You may also try experiment adding "schedule" to the "supervisor_flags"
parameter in the supervisor's qb.conf.  This will make the supervisor
use a iterative search to assign jobs to hosts.  The drawback is that
it will lose the efficiency of the event-driven, and may degrade the
performance of the supervisor significantly.




michael.graf

  • Sr. Member
  • ****
  • Posts: 26
Re: FIFO not working correctly, even with custom algorithm
« Reply #3 on: November 27, 2008, 01:37:34 PM »
ahh, undocumented features!

Our current setting...

supervisor_flags = host_recontact,heartbeat_monitor,running_monitor

is there an explanation for retry_busy?
Also, more info about "schedule" would be nice to have.

Thanks!!

shinya

  • Administrator
  • *****
  • Posts: 232
Re: FIFO not working correctly, even with custom algorithm
« Reply #4 on: December 03, 2008, 05:54:57 AM »
Unsetting the retry_busy tells the supervisor, during job dispatch, to
move over to the next worker if the current candidate worker is busy
with something (which usually means it's busy starting up another subjob).
Normally, when retry_busy is set, the supe waits until the current
candidate worker tells it whether the last dispatch was accepted or not.

Unsetting retry_busy will also short-circuit some match-making
(between jobs and workers) decision logic, to speed up dispatching;
however, that comes with the penalty of compromising job dispatch
order, including the "host order" feature.

The "schedule" flag will enable an extra thread that runs a more
traditional iterative scheduling logic that periodically loops over
available hosts to find suitable jobs to be run.  It also disables
most of the default event-driven logic which makes Qube very
efficient.



michael.graf

  • Sr. Member
  • ****
  • Posts: 26
Re: FIFO not working correctly, even with custom algorithm
« Reply #5 on: December 16, 2008, 09:27:22 AM »
Thanks for the additional information.

We found that adding the "retry_busy" did not correct our FIFO problem.  Jobs still run out of order, even when they have all the same requirements, priority, etc.

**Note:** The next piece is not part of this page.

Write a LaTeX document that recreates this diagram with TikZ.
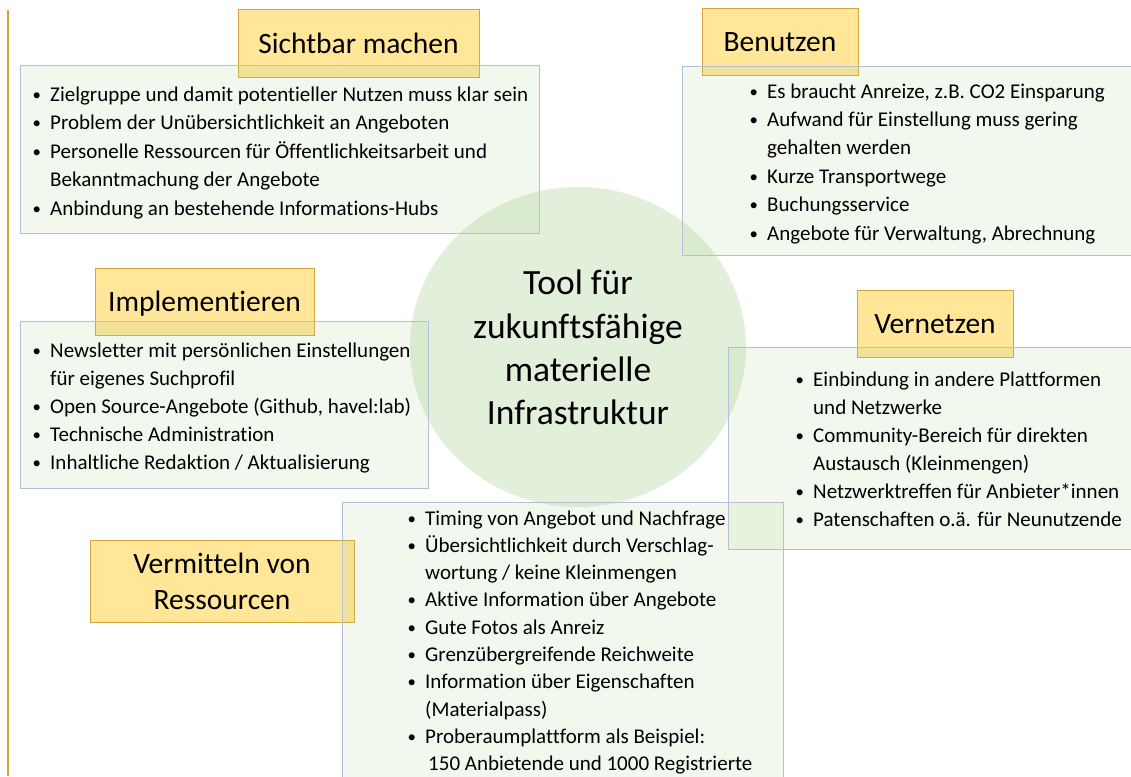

We will add the "supervisor" setting to see if it changes things.


Michael

shinya

  • Administrator
  • *****
  • Posts: 232
Re: FIFO not working correctly, even with custom algorithm
« Reply #6 on: April 04, 2009, 01:31:31 AM »
Hi Michael, Jesse,

We've reproduced the issue, and indeed sometimes jobs can get
dispatched grossly out of order.  We'll need to have a look at the
core code, and get back to you folks.

Thanks for your patience!

michael.graf

  • Sr. Member
  • ****
  • Posts: 26
Re: FIFO not working correctly, even with custom algorithm
« Reply #7 on: April 06, 2009, 11:53:16 AM »
Thanks for the update.  We will continue to wait patiently.

justin

  • Jr. Member
  • **
  • Posts: 6
Re: FIFO not working correctly, even with custom algorithm
« Reply #8 on: July 14, 2009, 07:01:44 PM »
I wanted to bump this thread up, since we are seeing the same issue. We want to run in a simple FIFO setup as well and see the same problem with random ordering instead of by ID
Any update to this?

michael.graf

  • Sr. Member
  • ****
  • Posts: 26
Re: FIFO not working correctly, even with custom algorithm
« Reply #9 on: September 07, 2009, 11:39:40 AM »
has there been any progress on this bug/problem???

stevespo

  • Jr. Member
  • **
  • Posts: 4
Re: FIFO not working correctly, even with custom algorithm
« Reply #10 on: January 05, 2010, 08:59:55 PM »
We're running Qube 5.5.0 and are frequently seeing jobs scheduled out of order. 
Are there any workarounds or additional configuration that anybody is able to share?

Steve

jesse

  • Sr. Member
  • ****
  • Posts: 40
Re: FIFO not working correctly, even with custom algorithm
« Reply #11 on: May 30, 2012, 02:14:40 AM »
I'd be very interested in an official response to this issue.

I still have problems with the queue order on version 6.3.3.